====== Data for processing

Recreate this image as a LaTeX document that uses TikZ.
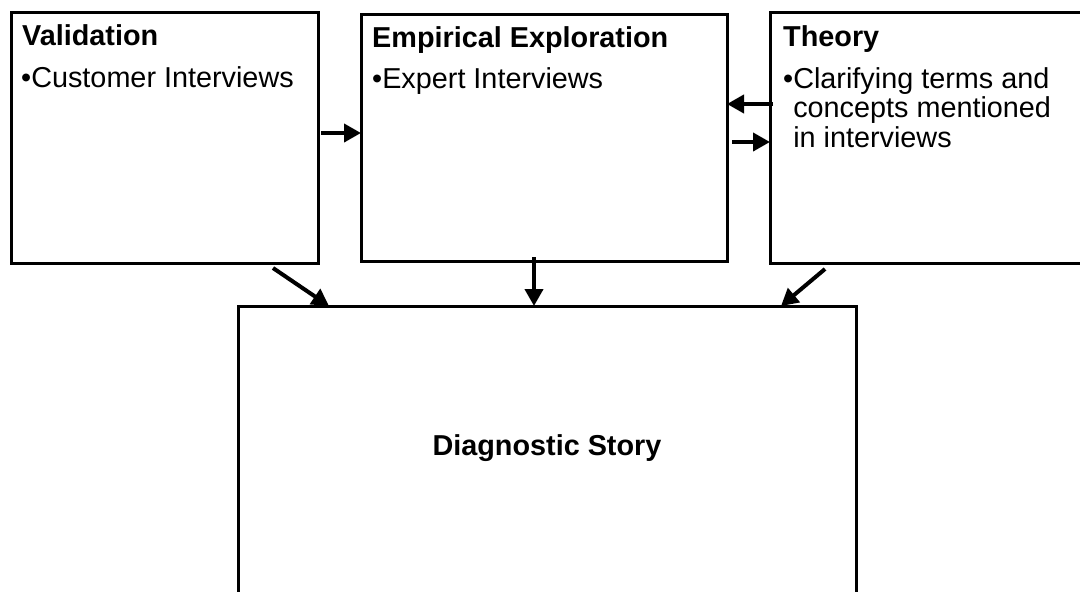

============
====== Data for processing

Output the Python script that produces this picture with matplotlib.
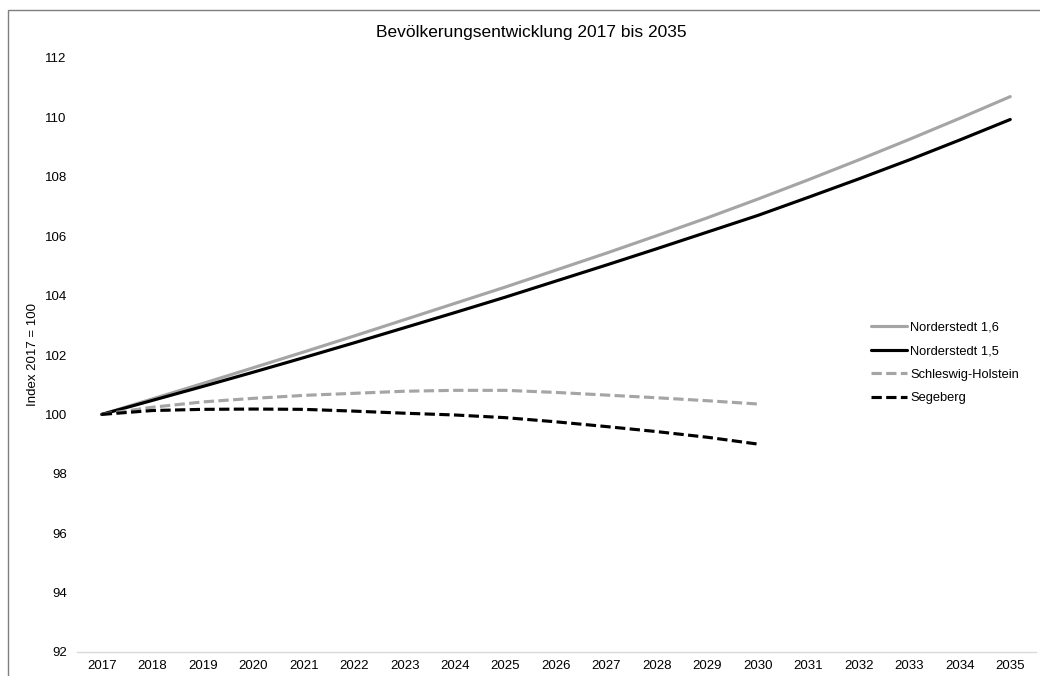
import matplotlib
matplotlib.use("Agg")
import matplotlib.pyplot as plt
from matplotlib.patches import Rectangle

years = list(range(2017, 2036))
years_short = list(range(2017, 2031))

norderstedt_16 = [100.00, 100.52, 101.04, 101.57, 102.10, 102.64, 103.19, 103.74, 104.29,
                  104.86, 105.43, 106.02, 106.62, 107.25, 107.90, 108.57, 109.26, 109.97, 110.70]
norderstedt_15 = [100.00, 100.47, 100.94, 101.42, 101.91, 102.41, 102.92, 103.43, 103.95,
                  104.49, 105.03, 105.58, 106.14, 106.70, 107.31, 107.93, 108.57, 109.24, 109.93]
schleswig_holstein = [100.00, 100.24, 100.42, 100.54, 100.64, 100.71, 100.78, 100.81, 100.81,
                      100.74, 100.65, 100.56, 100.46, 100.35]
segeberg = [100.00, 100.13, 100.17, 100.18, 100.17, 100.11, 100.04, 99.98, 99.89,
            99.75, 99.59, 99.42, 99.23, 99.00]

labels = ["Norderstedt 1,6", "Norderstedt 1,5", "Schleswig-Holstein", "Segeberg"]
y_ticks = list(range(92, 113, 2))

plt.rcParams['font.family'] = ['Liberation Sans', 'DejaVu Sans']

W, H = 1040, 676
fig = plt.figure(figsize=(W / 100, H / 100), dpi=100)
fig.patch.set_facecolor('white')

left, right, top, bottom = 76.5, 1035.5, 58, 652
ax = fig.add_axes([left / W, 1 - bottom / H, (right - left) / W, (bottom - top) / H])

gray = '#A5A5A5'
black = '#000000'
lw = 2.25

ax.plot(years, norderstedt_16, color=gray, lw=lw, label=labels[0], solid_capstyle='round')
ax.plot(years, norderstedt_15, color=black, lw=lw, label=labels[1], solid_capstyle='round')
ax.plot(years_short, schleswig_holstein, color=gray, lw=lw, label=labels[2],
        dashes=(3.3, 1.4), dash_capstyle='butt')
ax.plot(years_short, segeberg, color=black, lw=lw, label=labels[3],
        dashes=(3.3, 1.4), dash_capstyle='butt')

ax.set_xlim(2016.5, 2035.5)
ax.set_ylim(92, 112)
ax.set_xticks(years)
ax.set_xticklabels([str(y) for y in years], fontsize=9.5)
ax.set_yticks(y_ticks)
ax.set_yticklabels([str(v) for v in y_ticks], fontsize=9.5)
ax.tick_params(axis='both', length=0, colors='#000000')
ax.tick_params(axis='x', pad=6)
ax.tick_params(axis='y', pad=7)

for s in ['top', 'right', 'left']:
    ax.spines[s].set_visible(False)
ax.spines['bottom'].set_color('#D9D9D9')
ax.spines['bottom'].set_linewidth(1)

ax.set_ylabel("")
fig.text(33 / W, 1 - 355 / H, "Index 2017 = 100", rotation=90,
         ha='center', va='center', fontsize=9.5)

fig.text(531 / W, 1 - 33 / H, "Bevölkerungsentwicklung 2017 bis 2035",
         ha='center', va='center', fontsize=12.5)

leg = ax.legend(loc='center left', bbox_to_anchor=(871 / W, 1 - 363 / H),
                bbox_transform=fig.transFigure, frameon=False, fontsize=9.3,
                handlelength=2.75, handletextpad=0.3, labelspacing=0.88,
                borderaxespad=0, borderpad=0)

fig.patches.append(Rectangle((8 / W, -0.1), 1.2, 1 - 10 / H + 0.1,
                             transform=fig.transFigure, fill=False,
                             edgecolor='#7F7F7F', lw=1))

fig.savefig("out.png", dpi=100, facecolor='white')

============

▶ **Set problem**
Show every line in the entries where the string "matplotlib" occurs.

▶ **In response**
Output the Python script that produces this picture with matplotlib.
import matplotlib
matplotlib.use("Agg")
import matplotlib.pyplot as plt
from matplotlib.patches import Rectangle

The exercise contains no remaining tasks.